Indisches Misstrauen
Bisher war der Berg des Misstrauens für einen Handschlag auf dem Gipfel zu steil. Nun unternehmen beide Seiten wieder einen Anlauf. Und da Pakistan zum ersten Mal nicht jede Annäherung von der Lösung des Kaschmirkonflikts abhängig macht, sind erste Erfolge zu verzeichnen. Islamabad hat Delhi "Gleichbehandlung" beim bilateralen Handel eingeräumt, was den Handelsverkehr in Kürze auf 25 Mia. $ verzehnfachen könnte. Indien, das Pakistan den "MFN-Status" bereits gewährt hat, will dem Nachbarn diesen Status nun auch bei Investitionen anbieten. Die strengen Visabestimmungen sollen gelockert werden, um "people-to-people"-Kontakte zu erleichtern. Wird damit auch auf 7000 Metern Höhe Tauwetter einziehen? Es ist Indien, das sich bisher einer Lösung entzogen hat. Es will seine vorteilhaften Stellungen auf dem Bergkamm über dem Siachen nicht einfach aufgeben. Das Misstrauen hat seine Gründe. Vor dreizehn Jahren, nur Monate nach dem historischen Besuch von Premierminister Vajpayee in Lahore, kam es zum Kargil-Krieg.
Pakistanische Kleintrupps überschritten auf einer Breite von hundert Kilometern die Waffenstillstandslinie entlang der Krete über dem Indus-Tal. Sie beschossen von dort die Strasse Srinagar-Leh – die wichtige Versorgungslinie für Siachen. Es bedurfte massiven internationalen Drucks, um General Musharraf zum Rückzug zu zwingen. Für Indien war es, so kurz nach dem Lahore-Besuch, ein Beweis, dass dem Nachbarn nicht zu trauen ist.
Der am schnellsten schrumpfende Gletscher
Vielleicht vermag das Zusammentreffen wirtschaftlicher Annäherung und der Lawinenkatastrophe den Siachen-Verhandlungen den Schub zu geben, dass sie diesmal die Höhe schaffen. Am 18. April besuchte General Ashfaq Kayani, Pakistans Oberbefehlshaber, den Unglücksort im Siachen-Gebiet. Es waren neue Töne, die man dort von ihm hörte: "Beide Länder geben so viel für ihre Verteidigung aus, und vergessen die wirtschaftliche Entwicklung." Dies sei falsch, denn die Sicherheit eines Landes hänge "nicht nur von der Sicherung der Grenzen ab, sondern der Sicherung der Wohlfahrt der Bürger". Und dann: "Wir wollen das (Siachen-)Problem lösen. Für beide Seiten ist es nicht leicht. Aber die Kosten sind hoch."

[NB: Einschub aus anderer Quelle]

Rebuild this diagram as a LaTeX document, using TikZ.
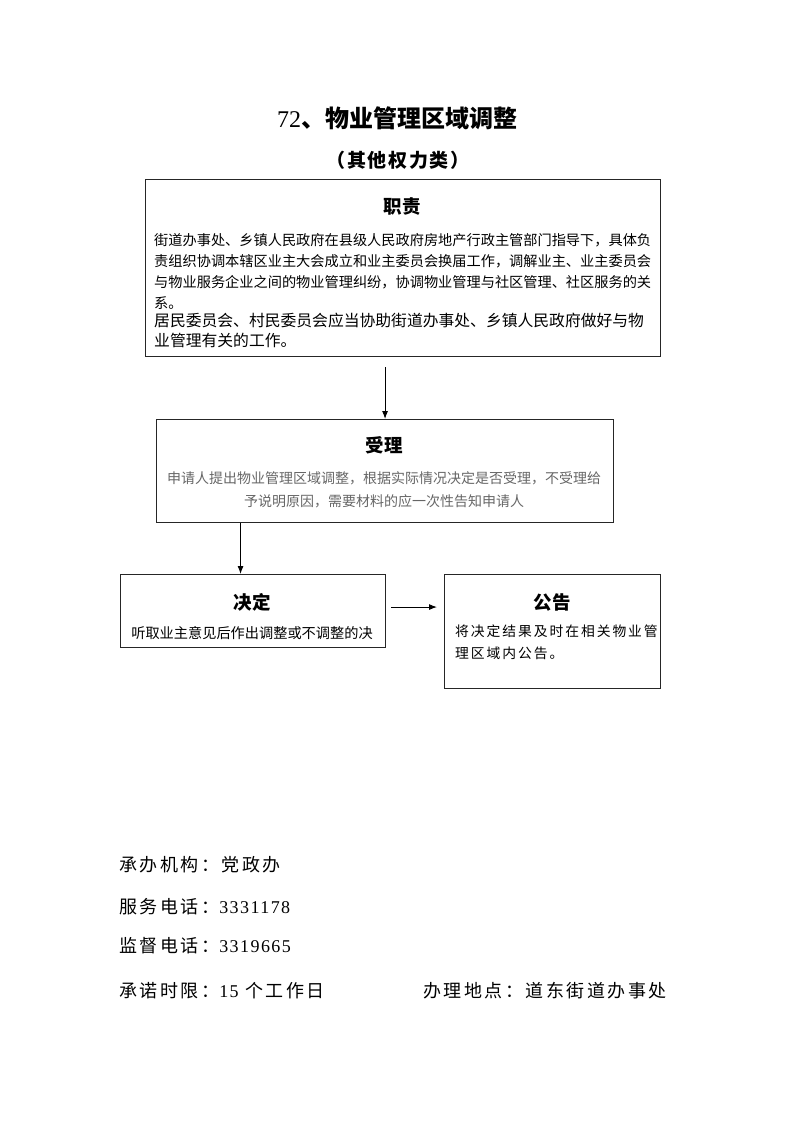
\documentclass[tikz,border=0pt]{standalone}
\usepackage{fontspec}
\setmainfont{Noto Sans CJK SC}
\newfontfamily\numfont{Liberation Serif}
\newfontfamily\widenum{Liberation Serif}[LetterSpace=8]
\newfontfamily\widecjk{Noto Sans CJK SC}[LetterSpace=14]
\newfontfamily\titlecjk{Noto Sans CJK SC}[LetterSpace=8]
\usetikzlibrary{arrows.meta,positioning}
\begin{document}
\begin{tikzpicture}[x=1pt, y=1pt,
    box/.style={draw=black!85, line width=1.1pt, inner sep=0pt, anchor=north west},
    head/.style={font=\bfseries\fontsize{18.5}{20}\selectfont, inner sep=0pt},
    body/.style={font=\fontsize{14.2}{21}\selectfont, inner sep=0pt, align=left, anchor=north west},
    foot/.style={font=\widecjk\fontsize{18}{20}\selectfont, inner sep=0pt, anchor=west},
    arr/.style={-{Latex[length=8pt,width=6pt]}, line width=0.9pt}]
  \useasboundingbox (0,0) rectangle (793,-1122);
  % title
  \node[font=\bfseries\fontsize{24}{26}\selectfont] (title) at (397,-118)
    {{\numfont\mdseries 72}、物业管理区域调整};
  \node[font=\titlecjk\bfseries\fontsize{19}{21}\selectfont] (subtitle) at (398,-160)
    {（其他权力类）};
  % boxes
  \node[box, minimum width=515pt, minimum height=177pt] (duty) at (145,-179) {};
  \node[box, minimum width=457pt, minimum height=103pt] (accept) at (156,-419) {};
  \node[box, minimum width=265pt, minimum height=73pt] (decide) at (120,-574) {};
  \node[box, minimum width=216pt, minimum height=114pt] (notice) at (444,-574) {};
  % headings
  \node[head] (dutyhead) at (402,-207) {职责};
  \node[head] (accepthead) at (384,-445) {受理};
  \node[head] (decidehead) at (252,-602) {决定};
  \node[head] (noticehead) at (552,-602) {公告};
  % texts
  \node[body] (dutytext) at (154,-233)
    {街道办事处、乡镇人民政府在县级人民政府房地产行政主管部门指导下，具体负\\
     责组织协调本辖区业主大会成立和业主委员会换届工作，调解业主、业主委员会\\
     与物业服务企业之间的物业管理纠纷，协调物业管理与社区管理、社区服务的关\\
     系。};
  \node[body, font=\fontsize{15.8}{20}\selectfont] (dutynote) at (154,-313)
    {居民委员会、村民委员会应当协助街道办事处、乡镇人民政府做好与物\\
     业管理有关的工作。};
  \node[body, font=\fontsize{14}{23}\selectfont, align=center, anchor=north, text=black!60] (accepttext) at (384,-471)
    {申请人提出物业管理区域调整，根据实际情况决定是否受理，不受理给\\
     予说明原因，需要材料的应一次性告知申请人};
  \node[body, anchor=north] (decidetext) at (252,-626)
    {听取业主意见后作出调整或不调整的决};
  \node[body, font=\widecjk\fontsize{13.8}{22}\selectfont] (noticetext) at (455,-625)
    {将决定结果及时在相关物业管\\理区域内公告。};
  % arrows
  \draw[arr] ([yshift=-10pt]duty.south -| accept.north) -- (accept.north);
  \draw[arr] ([xshift=-12.5pt]decide.north |- accept.south) -- ([xshift=-12.5pt]decide.north);
  \draw[arr] ([shift={(5pt,4pt)}]decide.east) -- ([shift={(-7pt,4pt)}]decide.east -| notice.west);
  % footer
  \node[foot] (office) at (119,-865) {承办机构：党政办};
  \node[foot] (phone) at (119,-907) {服务电话：{\widenum 3331178}};
  \node[foot] (supervise) at (119,-946) {监督电话：{\widenum 3319665}};
  \node[foot] (limit) at (119,-991) {承诺时限：{\widenum 15} 个工作日};
  \node[foot] (place) at (423,-991) {办理地点：道东街道办事处};
\end{tikzpicture}
\end{document}
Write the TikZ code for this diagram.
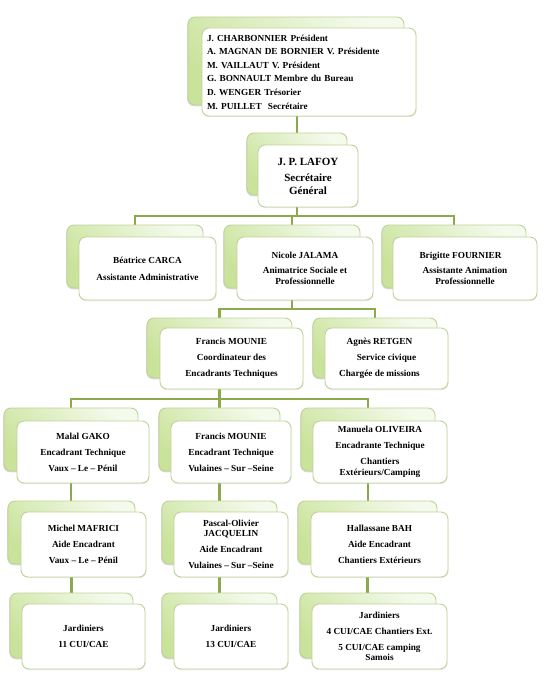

Diese Kosten beträfen auch, fuhr der General zum Erstaunen seiner Zuhörer fort, die Umwelt. Er spielte auf die Praxis beider Armeen an, über grossen Flächen des Gletscherstroms aus taktischen Rücksichten dem Schmelzprozess mit Chemikalien nachzuhelfen. Dies bedeutet, dass der Siachen noch schneller schmilzt als die anderen Himalaya-Gletscher; er ist mit 130 Metern pro Jahr der weltweit am raschesten schrumpfende Gletscher. Der Siachen entwässert in den Indus, sagte Kayani, "und deshalb wird der Einsatz von Truppen im Gletschergebiet auch den Indus-Strom beeinflussen".
Der Indus ist einer jener Flüsse, die aus dem indischen Himalayas nach Pakistan abfliessen. Die einvernehmliche Gewässer-Regelung war bisher einer der wenigen Bereiche, die beide Länder durch alle Kriege hindurch aufrechterhielten. Es wäre zu schön, wenn ein umweltpolitisches Argument ihnen nun helfen würde, den Fluch über dem Siachen zu entkräften.